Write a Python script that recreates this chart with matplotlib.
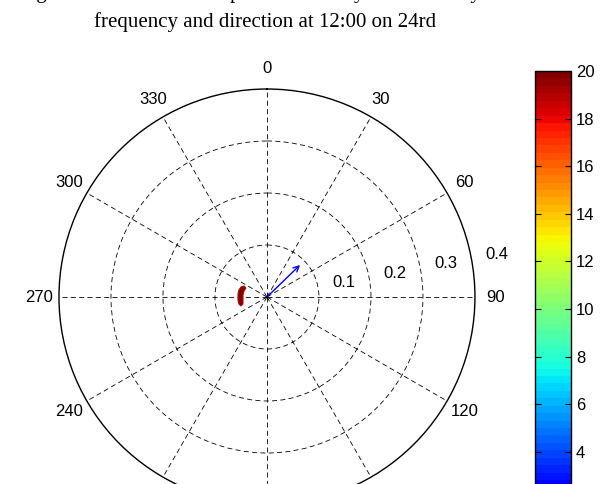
import numpy as np
import matplotlib
matplotlib.use('Agg')
import matplotlib.pyplot as plt
from matplotlib.colors import Normalize
from matplotlib.cm import ScalarMappable

# Datos del espectro direccional
title_top = 'Fig. 7 Directional wave spectrum density calculated by the'
title_bottom = 'frequency and direction at 12:00 on 24rd'

r_ticks = [0.1, 0.2, 0.3, 0.4]
theta_ticks = list(range(0, 360, 30))
# las etiquetas 150, 180 y 210 quedan fuera del area recortada
theta_labels = ['' if t in (150, 180, 210) else str(t) for t in theta_ticks]

# Contorno del pico del espectro (direccion [deg], frecuencia)
peak_dir = [295.6, 291, 284, 276, 264, 256, 251, 254, 263, 275, 285, 293]
peak_freq = [0.049, 0.0536, 0.0555, 0.056, 0.056, 0.0555, 0.0529, 0.048, 0.0465, 0.0463, 0.0457, 0.044]
peak_val = 20.0

# Direccion media (flecha)
mean_dir = [45.9]
mean_freq = [0.0885]

c_min, c_max = 0, 20
cbar_ticks = [4, 6, 8, 10, 12, 14, 16, 18, 20]

# Figura ================================================================
fig = plt.figure(figsize=(6.0, 4.84), dpi=100)
sans = 'Liberation Sans'
serif = 'Liberation Serif'

cmap = plt.get_cmap('jet', 64)
norm = Normalize(c_min, c_max)

ax = fig.add_axes([0.0983, -0.0434, 0.6933, 0.8595], projection='polar')
ax.set_theta_zero_location('N')
ax.set_theta_direction(-1)
ax.set_ylim(0, 0.4)

ax.set_thetagrids(theta_ticks, theta_labels, fontfamily=sans, fontsize=12)
ax.tick_params(axis='x', pad=4)
ax.set_rticks(r_ticks[:-1])
ax.set_yticklabels([])
ax.grid(True, color='black', linestyle=(0, (6, 4)), linewidth=0.6)
ax.spines['polar'].set_color('black')
ax.spines['polar'].set_linewidth(1.0)

for r in r_ticks:
    ax.text(np.deg2rad(79.5), r + 0.05, '%.1f' % r, fontfamily=sans,
            fontsize=12, ha='center', va='center')

# pico del espectro
ax.fill(np.deg2rad(peak_dir), peak_freq, color=cmap(norm(peak_val)),
        edgecolor=cmap(norm(peak_val - 1)), linewidth=0.8, zorder=3)

# flecha de direccion media
for d, f in zip(mean_dir, mean_freq):
    ax.annotate('', xy=(np.deg2rad(d), f), xytext=(0, 0),
                arrowprops=dict(arrowstyle='->', color='blue', lw=1.0,
                                shrinkA=0, shrinkB=0, mutation_scale=10),
                zorder=4)

# titulo en dos lineas (la primera queda casi fuera de la figura)
fig.text(0.4417, 1 + 2 / 484, title_top, fontfamily=serif, fontsize=15,
         ha='center', va='baseline')
fig.text(0.4417, 1 - 27 / 484, title_bottom, fontfamily=serif, fontsize=15,
         ha='center', va='baseline')

# barra de colores
cax = fig.add_axes([0.8917, -0.1302, 0.06, 0.9835])
sm = ScalarMappable(norm=norm, cmap=cmap)
cb = fig.colorbar(sm, cax=cax, ticks=cbar_ticks)
cb.outline.set_linewidth(1.0)
cax.tick_params(direction='in', left=True, right=True, length=4, width=0.8,
                labelsize=12)
for lab in cax.get_yticklabels():
    lab.set_fontfamily(sans)

fig.savefig('out.png', dpi=100)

┄┄┄┄┄┄┄┄┄┄

§ TASK DETAILS:
Reproduce exactly the run of lines that opens the listing and closes with the line holding "peak_val = 20.0". Pictures are excluded.

§ THE RESPONSE:
Write a Python script that recreates this chart with matplotlib.
import numpy as np
import matplotlib
matplotlib.use('Agg')
import matplotlib.pyplot as plt
from matplotlib.colors import Normalize
from matplotlib.cm import ScalarMappable

# Datos del espectro direccional
title_top = 'Fig. 7 Directional wave spectrum density calculated by the'
title_bottom = 'frequency and direction at 12:00 on 24rd'

r_ticks = [0.1, 0.2, 0.3, 0.4]
theta_ticks = list(range(0, 360, 30))
# las etiquetas 150, 180 y 210 quedan fuera del area recortada
theta_labels = ['' if t in (150, 180, 210) else str(t) for t in theta_ticks]

# Contorno del pico del espectro (direccion [deg], frecuencia)
peak_dir = [295.6, 291, 284, 276, 264, 256, 251, 254, 263, 275, 285, 293]
peak_freq = [0.049, 0.0536, 0.0555, 0.056, 0.056, 0.0555, 0.0529, 0.048, 0.0465, 0.0463, 0.0457, 0.044]
peak_val = 20.0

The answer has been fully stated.